Ausstellung im Ober- und Erdgeschoss
10. März – 13. April 2025
Eröffnung: 9. März 2025, 18:00 Uhr
19:00 Uhr: Performance Glass Bodies (Ecology of Relation) von Nicole Wendel und Emma Cocker
Mit: Ina Bierstedt, Carsten Becker, Marcel Buehler, Roberto Uribe Castro, Sunah Choi, Monika Goetz, Tilman Hornig, Felix Kiessling, Isa Melsheimer, Christian Niccoli, Monira Al Qadiri, Shirin Sabahi, Kai Schiemenz, Julius Weiland, Thilo Westermann, Nicole Wendel & Emma Cocker, René Wirths
Kuratiert von Harald F. Theiss nach einer Idee von Ina Bierstedt und René Wirths
Die UNESCO hat Ende 2023 die Manuelle Glasfertigung zum Immateriellen Kulturerbe der Menschheit erklärt. Das lichtdurchleuchtete Material spielt in historischem Kunsthandwerk eine ebenso bedeutende Rolle wie in der Baukunst: von kostbaren, zumeist farbigen Glasfenstern sakraler Bauten bis zur transparenten Architektur der Moderne. Im übertragenen Sinne dient „gläsern“ aber auch als Metapher für Datenschutz, Überwachung oder die Durchleuchtung staatlicher Kontrollmechanismen. In der Gruppenausstellung „G L Ä S E R N – forms of uncontrolled control“ im Schloss Biesdorf nähern sich Künstler:innen diesem mehrdeutigen Begriff in Fotografien, Malereien, Installationen, Skulpturen, Objekten sowie Video- und Neonarbeiten.
Zerbrechlich und doch sehr hart, begehrenswert schön und gefährlich scharfkantig: Glas vereint handwerklich-technische Aspekte mit einer eigenen ästhetischen Kategorie – ein Material, das das Materielle überwindet. Visionäre Transformationen in der Baukunst reagierten auf die gesellschaftlichen Umbrüche der Aufklärung und übersetzten einstmals sakrale Konnotationen des Gläsernen in den Glauben an grenzenlose Offenheit und Demokratie – wie im spektakulären Kristallpalast, den Joseph Paxton für die 1. Weltausstellung 1851 im Londoner Hyde Park entwarf.
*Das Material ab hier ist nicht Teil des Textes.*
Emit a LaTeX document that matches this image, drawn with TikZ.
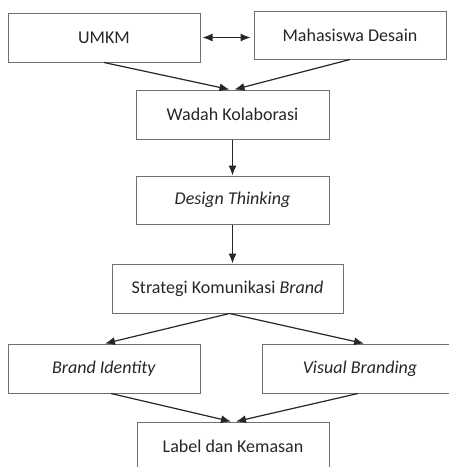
\documentclass[tikz,border=0pt]{standalone}
\usepackage{fontspec}
\setmainfont{Carlito}
\usepackage{xcolor}
\definecolor{boxgray}{HTML}{707070}
\definecolor{txtgray}{HTML}{262626}
\usetikzlibrary{arrows.meta}

\tikzset{
  block/.style={draw=boxgray, line width=1pt, text=txtgray, inner sep=0pt,
    minimum width=192pt, minimum height=49pt,
    font=\fontsize{18}{21}\selectfont},
  link/.style={-{Latex[length=10pt,width=8pt]}, line width=1.2pt, draw=txtgray},
}

\begin{document}
\begin{tikzpicture}[x=1pt, y=-1pt]

            \clip (0,0) rectangle (449,467);
            \useasboundingbox (0,0) rectangle (449,467);

            \node[block] (umkm) at (104, 37.5) {UMKM};
            \node[block, minimum height=48pt] (mahas) at (350, 35) {Mahasiswa Desain};
            \node[block, minimum width=193pt] (wadah) at (232.5, 114.5) {Wadah Kolaborasi};
            \node[block, minimum width=193pt, minimum height=48pt] (design) at (232.5, 200) {\textit{Design Thinking}};
            \node[block, minimum width=231pt] (strategi) at (227.5, 288.5) {Strategi Komunikasi \textit{Brand}};
            \node[block] (brandid) at (104, 368.5) {\textit{Brand Identity}};
            \node[block, minimum width=196pt] (visual) at (360, 368.5) {\textit{Visual Branding}};
            \node[block] (label) at (233, 446.5) {Label dan Kemasan};

            \draw[link, {Latex[length=10pt,width=8pt]}-{Latex[length=10pt,width=8pt]}, shorten <=2pt, shorten >=3pt]
                (umkm.east) -- (umkm.east -| mahas.west);
            \draw[link] (umkm.south) -- ([xshift=-3pt]wadah.north);
            \draw[link] (mahas.south) -- ([xshift=2pt]wadah.north);

            \draw[link] (wadah.south) -- (design.north);
            \draw[link] (design.south) -- (design.south |- strategi.north);

            \draw[link] ([xshift=2pt]strategi.south) -- ([xshift=1pt]brandid.north);
            \draw[link] ([xshift=2pt]strategi.south) -- ([xshift=4pt]visual.north);

            \draw[link] ([xshift=7pt]brandid.south) -- ([xshift=-2pt]label.north);
            \draw[link] ([xshift=-2pt]visual.south) -- ([xshift=3pt]label.north);

          \end{tikzpicture}
\end{document}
Das meist lichtdurchlässige Material übt eine Faszination aus. Assoziationen reichen von antikem Kunsthandwerk und kostbaren Gefäßen bis hin zu deren Inhalten, zu Erinnerungen und historischen, geistigen und spirituellen Spuren. Sprachlich betrachtet bedeutet „gläsern“: durchsichtig, transparent, glasklar oder auch glasartig. Im übertragenen Sinne wird damit auch die Offenlegung von – oft gesellschaftspolitischen – Zusammenhängen beschrieben.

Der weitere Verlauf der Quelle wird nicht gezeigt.